__The task__: Print the records below exactly, starting at the first line and stopping after the line that contains "import plotly.graph_objs as go". Leave out any pictures.

__Provided records__:
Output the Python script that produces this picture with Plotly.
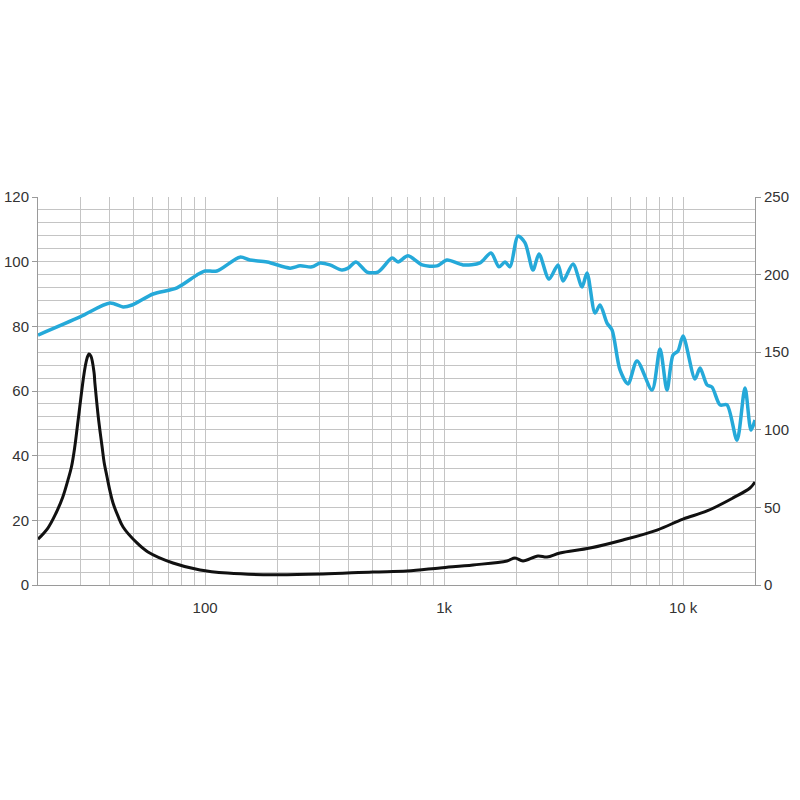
import plotly.graph_objs as go

# SPL response (left axis, dB)
spl_freq = [20, 30.0, 40.0, 45.4, 49.5, 60.6, 76.3, 92.5, 100, 112, 140, 154, 182, 227,
            250, 280, 303, 333, 374, 397, 428, 476, 529, 606, 642, 706, 809, 934, 1029,
            1200, 1414, 1572, 1698, 1799, 1888, 2039, 2182, 2356, 2496, 2748, 2998, 3146,
            3464, 3778, 3964, 4282, 4493, 4807, 5044, 5447, 5885, 6417, 7414, 8008, 8566,
            9077, 9524, 10000, 11220, 11776, 12596, 13218, 14280, 15270, 16814, 18164,
            19246, 20000]
spl_db = [77.3, 82.9, 87.2, 86.0, 86.6, 90.0, 91.9, 95.9, 97.1, 97.1, 101.4, 100.5, 99.9,
          98.0, 98.7, 98.4, 99.6, 99.0, 97.4, 98.0, 99.9, 96.8, 96.8, 101.1, 99.9, 101.8,
          99.0, 98.7, 100.5, 99.0, 99.6, 102.7, 98.4, 99.9, 98.4, 107.9, 105.8, 97.4,
          102.4, 94.6, 99.0, 94.0, 99.3, 92.2, 96.5, 84.1, 86.6, 81.0, 78.9, 66.5, 62.2,
          69.3, 60.3, 73.0, 60.3, 71.1, 72.4, 77.0, 63.7, 67.1, 61.9, 61.2, 55.7, 55.7,
          44.8, 60.9, 47.9, 51.0]

# Impedance (right axis, ohm)
imp_freq = [20, 22.0, 23.8, 25.4, 26.7, 27.6, 28.5, 29.2, 29.9, 30.9, 31.5, 32.1, 32.7,
            33.3, 34.3, 34.6, 35.6, 36.3, 37.1, 37.8, 38.9, 40.0, 41.2, 43.2, 45.4, 51.9,
            57.7, 73.4, 95.3, 124, 192, 311, 504, 700, 962, 1322, 1834, 1981, 2139, 2472,
            2696, 3056, 4080, 5607, 7780, 10000, 12596, 16180, 19060, 20000]
imp_ohm = [29.5, 36.7, 46.4, 56.7, 67.7, 76.0, 88.9, 101.8, 114.7, 132.1, 140.5, 146.3,
           148.8, 147.5, 137.2, 130.1, 110.8, 99.9, 88.9, 79.3, 69.6, 60.6, 52.8, 44.5,
           37.4, 27.1, 21.3, 14.2, 9.7, 7.7, 6.6, 7.1, 8.4, 9.0, 11.0, 12.9, 15.5, 17.4,
           15.5, 18.7, 18.0, 20.6, 23.8, 29.0, 35.4, 42.5, 47.7, 56.1, 62.5, 66.4]

grid_freqs = [20, 30, 40, 50, 60, 70, 80, 90, 100, 200, 300, 400, 500, 600, 700, 800, 900,
              1000, 2000, 3000, 4000, 5000, 6000, 7000, 8000, 9000, 10000, 20000]
x_tickvals = [100, 1000, 10000]
x_ticktext = ["100", "1k", "10 k"]

grid_color = "#c4c4c4"
axis_color = "#9a9a9a"
font = dict(family="Liberation Sans, Arial, sans-serif", size=15, color="#333333")

fig = go.Figure()

fig.add_trace(go.Scatter(
    x=spl_freq, y=spl_db, mode="lines",
    line=dict(color="#25a9d9", width=3.5, shape="spline", smoothing=0.8),
    showlegend=False
))

fig.add_trace(go.Scatter(
    x=imp_freq, y=imp_ohm, mode="lines", yaxis="y2",
    line=dict(color="#111111", width=3, shape="spline", smoothing=1.0),
    showlegend=False
))

fig.update_layout(
    width=800, height=800,
    margin=dict(l=38, r=45, t=197, b=215),
    paper_bgcolor="white",
    plot_bgcolor="white",
    font=font,
    xaxis=dict(
        type="log", range=[1.30103, 4.30103], automargin=False,
        tickvals=x_tickvals, ticktext=x_ticktext,
        showgrid=True, gridcolor=grid_color, gridwidth=1,
        minor=dict(tickvals=grid_freqs, showgrid=True, gridcolor=grid_color, gridwidth=1),
        ticks="outside", ticklen=9, tickcolor="rgba(0,0,0,0)",
        showline=True, linecolor=axis_color, linewidth=1,
        zeroline=False
    ),
    yaxis=dict(
        range=[0, 120], dtick=20, automargin=False,
        showgrid=True, gridcolor=grid_color, gridwidth=1,
        minor=dict(dtick=4, showgrid=True, gridcolor=grid_color, gridwidth=1),
        ticks="outside", ticklen=5, tickcolor=axis_color,
        showline=True, linecolor=axis_color, linewidth=1,
        zeroline=False
    ),
    yaxis2=dict(
        range=[0, 250], dtick=50, overlaying="y", side="right", automargin=False,
        showgrid=False,
        ticks="outside", ticklen=5, tickcolor=axis_color,
        showline=True, linecolor=axis_color, linewidth=1,
        zeroline=False
    )
)

# drop the default 8px page margin so the chart sits at the window corner
fig.write_html("out.html", config={"displayModeBar": False},
               post_script="document.body.style.margin = '0';")
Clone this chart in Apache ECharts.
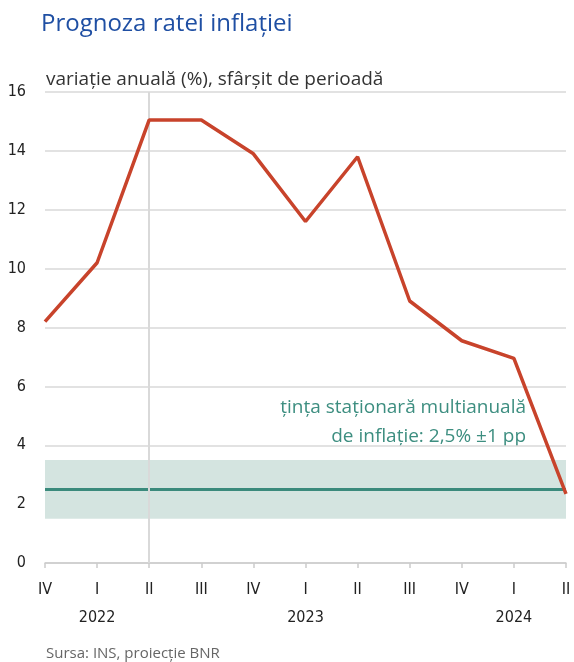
<!DOCTYPE html>
<html>
<head>
<meta charset="utf-8">
<script src="https://cdn.jsdelivr.net/npm/echarts@6/dist/echarts.min.js"></script>
<style>
html,body{margin:0;padding:0;background:#fff;}
#c{width:574px;height:662px;}
</style>
</head>
<body>
<div id="c"></div>
<script>
const quarters = ['IV','I','II','III','IV','I','II','III','IV','I','II'];
const years = ['', '2022', '', '', '', '2023', '', '', '', '2024', ''];
const inflation = [8.2, 10.2, 15.05, 15.05, 13.9, 11.6, 13.8, 8.9, 7.55, 6.95, 2.35];
const target = 2.5;
const bandLow = 1.5;
const bandHigh = 3.5;
const yTicks = [0, 2, 4, 6, 8, 10, 12, 14, 16];
const markedQuarterIndex = 2;

const FONT = '"Liberation Sans Narrow", "DejaVu Sans Condensed", "Liberation Sans", sans-serif';
const FONT2 = '"Open Sans", "Noto Sans", sans-serif';

const chart = echarts.init(document.getElementById('c'));
chart.setOption({
  animation: false,
  title: [{
    text: 'Prognoza ratei inflației',
    left: 36, top: 7,
    textStyle: {fontFamily: FONT2, fontSize: 24, fontWeight: 'normal', color: '#1f4fa3'}
  }, {
    text: 'variație anuală (%), sfârșit de perioadă',
    left: 41, top: 65,
    textStyle: {fontFamily: FONT2, fontSize: 19, fontWeight: 'normal', color: '#333'}
  }, {
    text: 'Sursa: INS, proiecție BNR',
    left: 41, top: 641,
    textStyle: {fontFamily: FONT2, fontSize: 15, fontWeight: 'normal', color: '#666'}
  }],
  grid: {left: 45, right: 8, top: 92, bottom: 99, containLabel: false},
  xAxis: {
    type: 'category',
    data: quarters,
    boundaryGap: false,
    axisLine: {lineStyle: {color: '#cccccc', width: 1.5}},
    axisTick: {show: true, interval: 0, length: 5, lineStyle: {color: '#cccccc', width: 1.5}},
    axisLabel: {
      interval: 0, margin: 13,
      fontFamily: FONT, fontSize: 16, color: '#222', lineHeight: 28,
      formatter: (v, i) => years[i] ? v + '\n' + years[i] : v + '\n '
    },
    splitLine: {show: false}
  },
  yAxis: {
    type: 'value',
    min: yTicks[0], max: yTicks[yTicks.length - 1], interval: 2,
    axisLine: {show: false},
    axisTick: {show: false},
    axisLabel: {fontFamily: FONT, fontSize: 16, color: '#222', margin: 19},
    splitLine: {lineStyle: {color: '#d9d9d9', width: 1.5}}
  },
  graphic: [{
    type: 'text', x: 526, y: 408,
    style: {
      text: 'țința staționară multianuală',
      align: 'right', verticalAlign: 'middle', fontFamily: FONT2, fontSize: 19, fill: '#3d8e80'
    }
  }, {
    type: 'text', x: 526, y: 437,
    style: {
      text: 'de inflație: 2,5% ±1 pp',
      align: 'right', verticalAlign: 'middle', fontFamily: FONT2, fontSize: 19, fill: '#3d8e80'
    }
  }],
  series: [{
    type: 'line',
    data: inflation,
    symbol: 'none',
    lineStyle: {color: '#c8432b', width: 3.5},
    z: 5,
    markArea: {
      silent: true,
      itemStyle: {color: '#d4e4e0'},
      data: [[{yAxis: bandLow}, {yAxis: bandHigh}]]
    },
    markLine: {
      silent: true,
      symbol: 'none',
      label: {show: false},
      data: [
        {yAxis: target, lineStyle: {color: '#3a8a7c', width: 3, type: 'solid'}},
        {xAxis: markedQuarterIndex, lineStyle: {color: '#d9d9d9', width: 2, type: 'solid'}}
      ]
    }
  }]
});
</script>
</body>
</html>
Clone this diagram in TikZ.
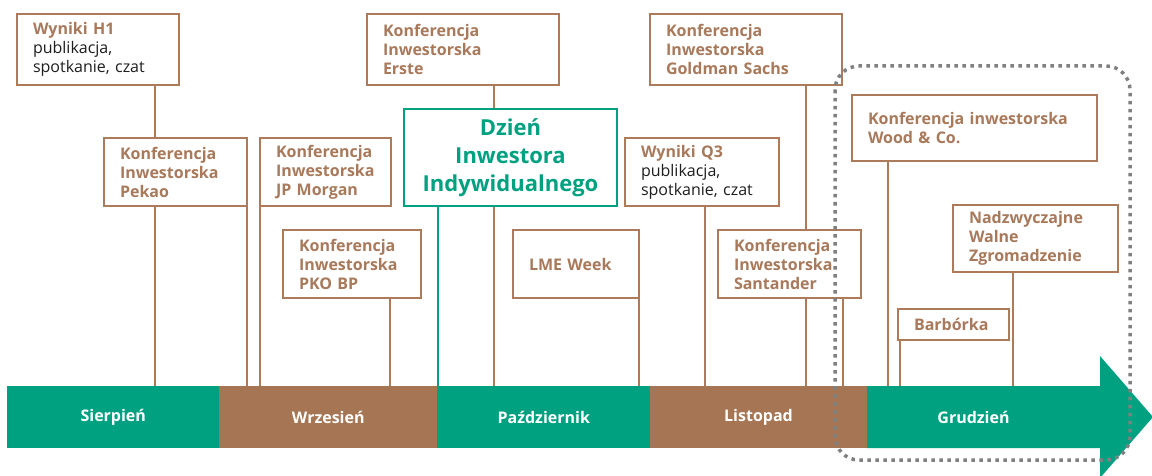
\documentclass[tikz,border=0pt]{standalone}
\usepackage{fontspec}
\setmainfont{Open Sans}
\usetikzlibrary{backgrounds}
\definecolor{mgreen}{HTML}{00A181}
\definecolor{mbrown}{HTML}{A67553}
\definecolor{tbrown}{HTML}{A8795A}
\definecolor{bxbrown}{HTML}{AD7B59}
\definecolor{dgray}{HTML}{808080}
\definecolor{ink}{HTML}{1E1E1E}
\hyphenpenalty=10000 \exhyphenpenalty=10000
\begin{document}
\begin{tikzpicture}[x=1pt,y=-1pt,
 box/.style={draw=bxbrown, fill=white, line width=1.5pt, inner xsep=16pt, inner ysep=0pt, outer sep=0pt, anchor=north west, align=left, font=\bfseries\fontsize{16}{19}\selectfont, text=tbrown},
 month/.style={minimum height=62pt, inner sep=0pt, outer sep=0pt, anchor=north west, text=white, font=\bfseries\fontsize{16}{19}\selectfont},
 conn/.style={draw=bxbrown, line width=1.4pt},
 gconn/.style={draw=mgreen, line width=1.4pt},
 dotbox/.style={draw=dgray, line width=3.5pt, dash pattern=on 3.5pt off 4.5pt, rounded corners=24pt}]
\useasboundingbox (0,0) rectangle (1152,476);

% timeline bar
\node[month, fill=mgreen, minimum width=212.5pt] (sierpien) at (7,386) {Sierpień};
\node[month, fill=mbrown, minimum width=218.5pt] (wrzesien) at (219,386) {Wrzesień};
\node[month, fill=mgreen, minimum width=213.5pt] (pazdziernik) at (437,386) {Październik};
\node[month, fill=mbrown, minimum width=217pt] (listopad) at (650,386) {Listopad};
\fill[mgreen] (867,386) -- (1100,386) -- (1100,356) -- (1153,417) -- (1100,478) -- (1100,448) -- (867,448) -- cycle;
\node[month, minimum width=213pt] (grudzien) at (867,386) {Grudzień};

% boxes
\node[box, text width=130pt, minimum height=71pt] (h1) at (17,14) {Wyniki H1\\{\color{ink}\mdseries publikacja,}\\{\color{ink}\mdseries spotkanie, czat}};
\node[box, text width=160pt, minimum height=71pt] (erste) at (367,14) {Konferencja\\Inwestorska\\Erste};
\node[box, text width=160pt, minimum height=71pt] (goldman) at (650,14) {Konferencja\\Inwestorska\\Goldman Sachs};
\node[box, text width=111pt, minimum height=68pt] (pekao) at (104,138) {Konferencja\\Inwestorska\\Pekao};
\node[box, text width=99pt, minimum height=68pt] (jp) at (260,138) {Konferencja\\Inwestorska\\JP Morgan};
\node[box, draw=mgreen, text=mgreen, align=center, text width=181pt, minimum height=97pt, font=\bfseries\fontsize{22}{28}\selectfont] (dzien) at (404,109) {Dzień\\Inwestora\\Indywidualnego};
\node[box, text width=122pt, minimum height=68pt] (q3) at (625,138) {Wyniki Q3\\{\color{ink}\mdseries publikacja,}\\{\color{ink}\mdseries spotkanie, czat}};
\node[box, text width=106pt, minimum height=68pt] (pko) at (283,230) {Konferencja\\Inwestorska\\PKO BP};
\node[box, text width=94pt, minimum height=68pt] (lme) at (513,230) {LME Week};
\node[box, text width=111pt, minimum height=68pt] (santander) at (718,230) {Konferencja\\Inwestorska\\Santander};
\node[box, text width=213pt, minimum height=66pt] (wood) at (852,95) {Konferencja inwestorska\\Wood \& Co.};
\node[box, text width=133pt, minimum height=67pt] (nadz) at (953,205) {Nadzwyczajne\\Walne\\Zgromadzenie};
\node[box, text width=79pt, minimum height=31pt] (barb) at (898,309) {Barbórka};

% connectors
\begin{scope}[on background layer]
\draw[conn] (h1.south -| 155,0) -- (155,0 |- sierpien.north);
\draw[conn] (pekao.south east) -- (pekao.south east |- wrzesien.north);
\draw[conn] (jp.south west) -- (jp.south west |- wrzesien.north);
\draw[conn] (pko.south -| 390,0) -- (390,0 |- wrzesien.north);
\draw[gconn] (dzien.south -| 438,0) -- (438,0 |- pazdziernik.north);
\draw[conn] (erste.south -| 494,0) -- (494,0 |- pazdziernik.north);
\draw[conn] (lme.south east) -- (lme.south east |- pazdziernik.north);
\draw[conn] (q3.south -| 705,0) -- (705,0 |- listopad.north);
\draw[conn] (goldman.south -| 806,0) -- (806,0 |- listopad.north);
\draw[conn] (santander.south -| 843,0) -- (843,0 |- listopad.north);
\draw[conn] (wood.south -| 888,0) -- (888,0 |- grudzien.north);
\draw[conn] (barb.south -| 900,0) -- (900,0 |- grudzien.north);
\draw[conn] (nadz.south -| 1013,0) -- (1013,0 |- grudzien.north);
\end{scope}

% dotted frame
\draw[dotbox] (835,66) rectangle (1130,460);
\end{tikzpicture}
\end{document}
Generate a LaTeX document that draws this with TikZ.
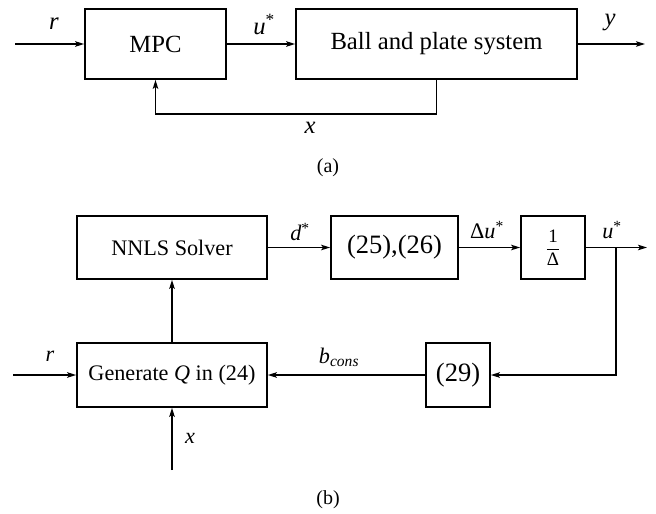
\documentclass[tikz,border=0pt]{standalone}
\usepackage{fontspec}
\setmainfont{Liberation Serif}
\usetikzlibrary{arrows.meta}
\newcommand{\fsA}{\fontsize{24.7}{28}\selectfont}
\newcommand{\fsB}{\fontsize{22.2}{26}\selectfont}
\newcommand{\fsC}{\fontsize{26.5}{30}\selectfont}
\begin{document}
\begin{tikzpicture}[x=1pt,y=-1pt,
  line width=1.7pt,
  arr/.style={-{Stealth[length=9pt,width=5.5pt,inset=2pt]}, line width=1.5pt},
  blockA/.style={draw, line width=1.7pt, rectangle, inner sep=0pt, font=\fsA},
  blockB/.style={draw, line width=1.7pt, rectangle, inner sep=0pt, font=\fsB},
  blockC/.style={draw, line width=1.7pt, rectangle, inner sep=0pt, font=\fsC},
  lblA/.style={inner sep=0pt, font=\fsA},
  lblB/.style={inner sep=0pt, font=\fsB},
  capt/.style={inner sep=0pt, font=\fontsize{20}{24}\selectfont}]
\useasboundingbox (0,0) rectangle (656,514);
% ---------- (a) ----------
\node[blockA, minimum width=141pt, minimum height=70pt] (mpc) at (155.5,44) {MPC};
\node[blockA, minimum width=281pt, minimum height=70pt] (bps) at (436.5,44) {Ball and plate system};
\coordinate (ra) at (15,44);
\coordinate (ya) at (645,44);
\coordinate (fb) at (300,114);
\draw[arr] (ra) -- (mpc.west);
\draw[arr] (mpc.east) -- (bps.west);
\draw[arr] (bps.east) -- (ya);
\draw[arr] (bps.south) |- (fb) -| (mpc.south);
\node[lblA] (lr) at (54,24) {\textit{r}};
\node[lblA] (lu) at (264,24) {\textit{u}\textsuperscript{*}};
\node[lblA] (ly) at (610,22) {\textit{y}};
\node[lblA] (lx) at (310,128) {\textit{x}};
\node[capt] (ca) at (328,168) {(a)};
% ---------- (b) ----------
\node[blockB, minimum width=190pt, minimum height=63pt] (nnls) at (172,247.5) {NNLS Solver};
\node[blockC, minimum width=127pt, minimum height=63pt] (eqa) at (394.5,247.5) {(25),(26)};
\node[blockB, minimum width=64pt, minimum height=63pt] (inv) at (553,247.5)
  {\fontsize{19}{20}\selectfont$\displaystyle\frac{\mbox{1}}{\mbox{Δ}}$};
\node[blockC, minimum width=64pt, minimum height=64pt] (eqb) at (458,375) {(29)};
\node[blockB, minimum width=190pt, minimum height=64pt] (gen) at (172,375) {Generate \textit{Q} in (24)};
\coordinate (ub) at (647,247.5);
\coordinate (br) at (616,247.5);
\coordinate (rb) at (13,375);
\coordinate (xb) at (172,470);
\draw[arr] (nnls.east) -- (eqa.west);
\draw[arr] (eqa.east) -- (inv.west);
\draw[arr] (inv.east) -- (ub);
\draw[arr] (br) |- (eqb.east);
\draw[arr] (eqb.west) -- (gen.east);
\draw[arr] (rb) -- (gen.west);
\draw[arr] (gen.north) -- (nnls.south);
\draw[arr] (xb) -- (gen.south);
\node[lblB] (ld) at (300,232) {\textit{d}\textsuperscript{*}};
\node[lblB] (ldu) at (487,230) {Δ\textit{u}\textsuperscript{*}};
\node[lblB] (lu2) at (612,230) {\textit{u}\textsuperscript{*}};
\node[lblB] (lr2) at (50,356) {\textit{r}};
\node[lblB] (lb) at (339,357) {\textit{b}\textsubscript{\textit{cons}}};
\node[lblB] (lx2) at (190,438) {\textit{x}};
\node[capt] (cb) at (328,500) {(b)};
\end{tikzpicture}
\end{document}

__Output below__:
Output the Python script that produces this picture with Plotly.
import plotly.graph_objs as go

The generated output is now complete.